◆ **Exercise aim**: Please set down all the lines beneath this one exactly, without the pictures.

— BEGIN —

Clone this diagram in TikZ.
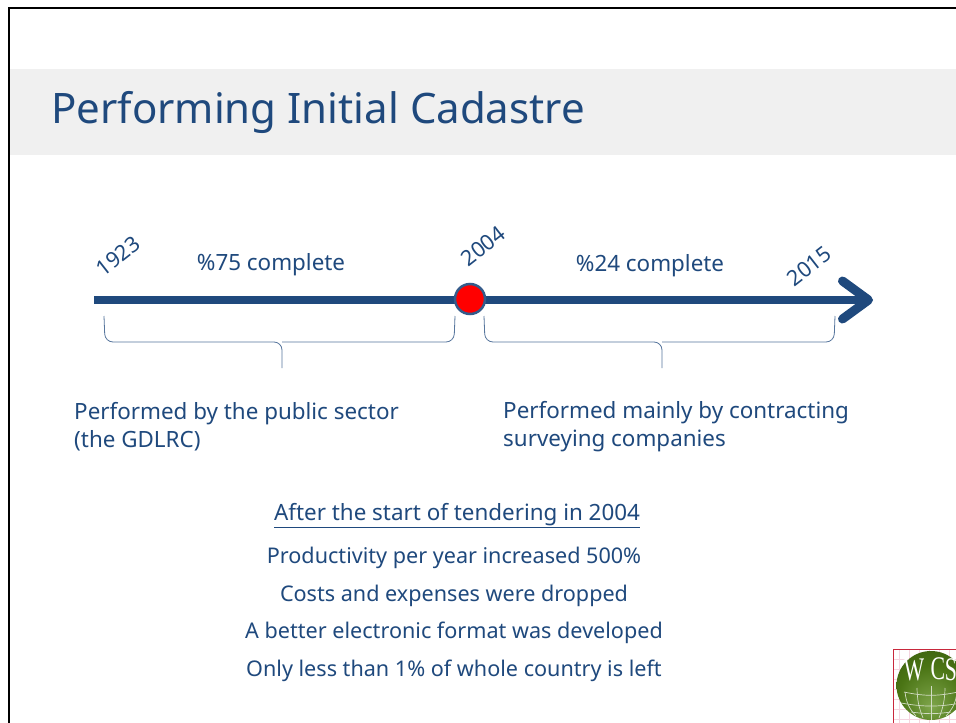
\documentclass[tikz,border=0pt]{standalone}
\usepackage{fontspec}
\setmainfont{Noto Sans}
\newfontfamily\logofont{Liberation Serif}
\usetikzlibrary{arrows.meta}
\definecolor{slideblue}{HTML}{1F497D}
\definecolor{bandgray}{HTML}{F0F0F0}
\definecolor{logored}{HTML}{C8283C}
\definecolor{logogrid}{HTML}{F5D5E0}
\definecolor{logogreen}{HTML}{4A7414}
\definecolor{logomid}{HTML}{7FA64C}
\definecolor{logodark}{HTML}{2C4C0A}
\pgfdeclareradialshading{logoball}{\pgfpoint{0pt}{-16pt}}{
  color(0pt)=(logomid); color(24pt)=(logogreen);
  color(44pt)=(logodark!70!logogreen); color(60pt)=(logodark)}
\begin{document}
\begin{tikzpicture}[x=1pt, y=-1pt]
  \tikzstyle{label}=[text=slideblue, font=\fontsize{22.4}{28}\selectfont, inner sep=0pt]
  \tikzstyle{listline}=[label, font=\fontsize{21.6}{26}\selectfont]
  \tikzstyle{year}=[label, font=\fontsize{21.5}{26}\selectfont, rotate=38]
  \tikzstyle{para}=[label, align=left, anchor=north west]
  \tikzstyle{brace}=[draw=slideblue!75, line width=0.8pt, rounded corners=8pt]
  \tikzstyle{timeline}=[draw=slideblue, line width=8pt]
  \tikzstyle{logogridline}=[white!75!logogreen, line width=0.7pt]
  \tikzstyle{logoletter}=[text=white, font=\logofont\fontsize{33}{36}\selectfont, inner sep=0pt, xscale=0.66]

  \useasboundingbox (0, 0) rectangle (956, 723);
  \fill [white] (0, 0) rectangle (956, 723);
  \fill [bandgray] (10, 69) rectangle (956, 155);
  \draw [black, line width=2.6pt] (9, 723) -- (9, 8) -- (956, 8);

  \node[label, anchor=west, font=\fontsize{42}{48}\selectfont] (title) at (51, 112) {Performing Initial Cadastre};

  \coordinate (start) at (94, 300);
  \coordinate (stop) at (873, 300);
  \path[timeline, -{Straight Barb[length=26pt, width=38pt, line width=9pt, round]}] (start) -- (stop);
  \node[circle, draw=slideblue!90, fill=red, line width=2.5pt, minimum size=30pt, inner sep=0pt] (dot) at (470, 299) {};

  \node[year] (y1923) at (118, 256) {1923};
  \node[year] (y2004) at (483, 246) {2004};
  \node[year] (y2015) at (809, 266) {2015};
  \node[label] (done75) at (271, 264.5) {\%75 complete};
  \node[label] (done24) at (650, 265.5) {\%24 complete};

  \path[brace] (104, 316) -- (105, 342) -- (282, 342) -- (282, 368);
  \path[brace] (455, 316) -- (454, 342) -- (282, 342);
  \path[brace] (484, 316) -- (485, 342) -- (662, 342) -- (662, 368);
  \path[brace] (835, 316) -- (834, 342) -- (662, 342);

  \node[para] (public) at (74, 402) {Performed by the public sector\\(the GDLRC)};
  \node[para] (private) at (503, 401) {Performed mainly by contracting\\surveying companies};

  \node[label] (head) at (457, 516) {\underline{After the start of tendering in 2004}};
  \node[listline] (line1) at (454, 557.5) {Productivity per year increased 500\%};
  \node[listline] (line2) at (454, 595.5) {Costs and expenses were dropped};
  \node[listline] (line3) at (454, 632.5) {A better electronic format was developed};
  \node[listline] (line4) at (454, 670.5) {Only less than 1\% of whole country is left};

  % logo, cut by the slide edge
  \begin{scope}
    \clip (893, 649) rectangle (956, 723);
    \fill [white] (893, 649) rectangle (956, 723);
    \foreach \x in {899, 909, ..., 955} \draw [logogrid, line width=0.8pt] (\x, 649) -- (\x, 723);
    \foreach \y in {659, 669, ..., 723} \draw [logogrid, line width=0.8pt] (893, \y) -- (956, \y);
    \draw [logored, line width=1.6pt] (956, 649.5) -- (893.5, 649.5) -- (893.5, 723);
    \shade [shading=logoball] (931, 685.5) circle (34.5);
    \draw [logogridline] (904, 692) to[bend right=12] (958, 692);
    \draw [logogridline] (901, 703) to[bend right=10] (961, 703);
    \draw [logogridline] (911, 712) to[bend right=8] (951, 712);
    \draw [logogridline] (931, 686) -- (931, 720);
    \draw [logogridline] (917, 688) to[bend right=10] (923, 718);
    \draw [logogridline] (945, 688) to[bend left=10] (939, 718);
    \draw [logogridline] (905, 692) to[bend right=18] (916, 716);
    \draw [logogridline] (957, 692) to[bend left=18] (946, 716);
    \node[logoletter] (logow) at (914, 670) {W};
    \node[logoletter] (logoc) at (938, 669) {C};
    \node[logoletter] (logos) at (951, 670) {S};
  \end{scope}
\end{tikzpicture}
\end{document}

— END —

◆ **The answer**:
Clone this diagram in TikZ.
\documentclass[tikz,border=0pt]{standalone}
\usepackage{fontspec}
\setmainfont{Noto Sans}
\newfontfamily\logofont{Liberation Serif}
\usetikzlibrary{arrows.meta}
\definecolor{slideblue}{HTML}{1F497D}
\definecolor{bandgray}{HTML}{F0F0F0}
\definecolor{logored}{HTML}{C8283C}
\definecolor{logogrid}{HTML}{F5D5E0}
\definecolor{logogreen}{HTML}{4A7414}
\definecolor{logomid}{HTML}{7FA64C}
\definecolor{logodark}{HTML}{2C4C0A}
\pgfdeclareradialshading{logoball}{\pgfpoint{0pt}{-16pt}}{
  color(0pt)=(logomid); color(24pt)=(logogreen);
  color(44pt)=(logodark!70!logogreen); color(60pt)=(logodark)}
\begin{document}
\begin{tikzpicture}[x=1pt, y=-1pt]
  \tikzstyle{label}=[text=slideblue, font=\fontsize{22.4}{28}\selectfont, inner sep=0pt]
  \tikzstyle{listline}=[label, font=\fontsize{21.6}{26}\selectfont]
  \tikzstyle{year}=[label, font=\fontsize{21.5}{26}\selectfont, rotate=38]
  \tikzstyle{para}=[label, align=left, anchor=north west]
  \tikzstyle{brace}=[draw=slideblue!75, line width=0.8pt, rounded corners=8pt]
  \tikzstyle{timeline}=[draw=slideblue, line width=8pt]
  \tikzstyle{logogridline}=[white!75!logogreen, line width=0.7pt]
  \tikzstyle{logoletter}=[text=white, font=\logofont\fontsize{33}{36}\selectfont, inner sep=0pt, xscale=0.66]

  \useasboundingbox (0, 0) rectangle (956, 723);
  \fill [white] (0, 0) rectangle (956, 723);
  \fill [bandgray] (10, 69) rectangle (956, 155);
  \draw [black, line width=2.6pt] (9, 723) -- (9, 8) -- (956, 8);

  \node[label, anchor=west, font=\fontsize{42}{48}\selectfont] (title) at (51, 112) {Performing Initial Cadastre};

  \coordinate (start) at (94, 300);
  \coordinate (stop) at (873, 300);
  \path[timeline, -{Straight Barb[length=26pt, width=38pt, line width=9pt, round]}] (start) -- (stop);
  \node[circle, draw=slideblue!90, fill=red, line width=2.5pt, minimum size=30pt, inner sep=0pt] (dot) at (470, 299) {};

  \node[year] (y1923) at (118, 256) {1923};
  \node[year] (y2004) at (483, 246) {2004};
  \node[year] (y2015) at (809, 266) {2015};
  \node[label] (done75) at (271, 264.5) {\%75 complete};
  \node[label] (done24) at (650, 265.5) {\%24 complete};

  \path[brace] (104, 316) -- (105, 342) -- (282, 342) -- (282, 368);
  \path[brace] (455, 316) -- (454, 342) -- (282, 342);
  \path[brace] (484, 316) -- (485, 342) -- (662, 342) -- (662, 368);
  \path[brace] (835, 316) -- (834, 342) -- (662, 342);

  \node[para] (public) at (74, 402) {Performed by the public sector\\(the GDLRC)};
  \node[para] (private) at (503, 401) {Performed mainly by contracting\\surveying companies};

  \node[label] (head) at (457, 516) {\underline{After the start of tendering in 2004}};
  \node[listline] (line1) at (454, 557.5) {Productivity per year increased 500\%};
  \node[listline] (line2) at (454, 595.5) {Costs and expenses were dropped};
  \node[listline] (line3) at (454, 632.5) {A better electronic format was developed};
  \node[listline] (line4) at (454, 670.5) {Only less than 1\% of whole country is left};

  % logo, cut by the slide edge
  \begin{scope}
    \clip (893, 649) rectangle (956, 723);
    \fill [white] (893, 649) rectangle (956, 723);
    \foreach \x in {899, 909, ..., 955} \draw [logogrid, line width=0.8pt] (\x, 649) -- (\x, 723);
    \foreach \y in {659, 669, ..., 723} \draw [logogrid, line width=0.8pt] (893, \y) -- (956, \y);
    \draw [logored, line width=1.6pt] (956, 649.5) -- (893.5, 649.5) -- (893.5, 723);
    \shade [shading=logoball] (931, 685.5) circle (34.5);
    \draw [logogridline] (904, 692) to[bend right=12] (958, 692);
    \draw [logogridline] (901, 703) to[bend right=10] (961, 703);
    \draw [logogridline] (911, 712) to[bend right=8] (951, 712);
    \draw [logogridline] (931, 686) -- (931, 720);
    \draw [logogridline] (917, 688) to[bend right=10] (923, 718);
    \draw [logogridline] (945, 688) to[bend left=10] (939, 718);
    \draw [logogridline] (905, 692) to[bend right=18] (916, 716);
    \draw [logogridline] (957, 692) to[bend left=18] (946, 716);
    \node[logoletter] (logow) at (914, 670) {W};
    \node[logoletter] (logoc) at (938, 669) {C};
    \node[logoletter] (logos) at (951, 670) {S};
  \end{scope}
\end{tikzpicture}
\end{document}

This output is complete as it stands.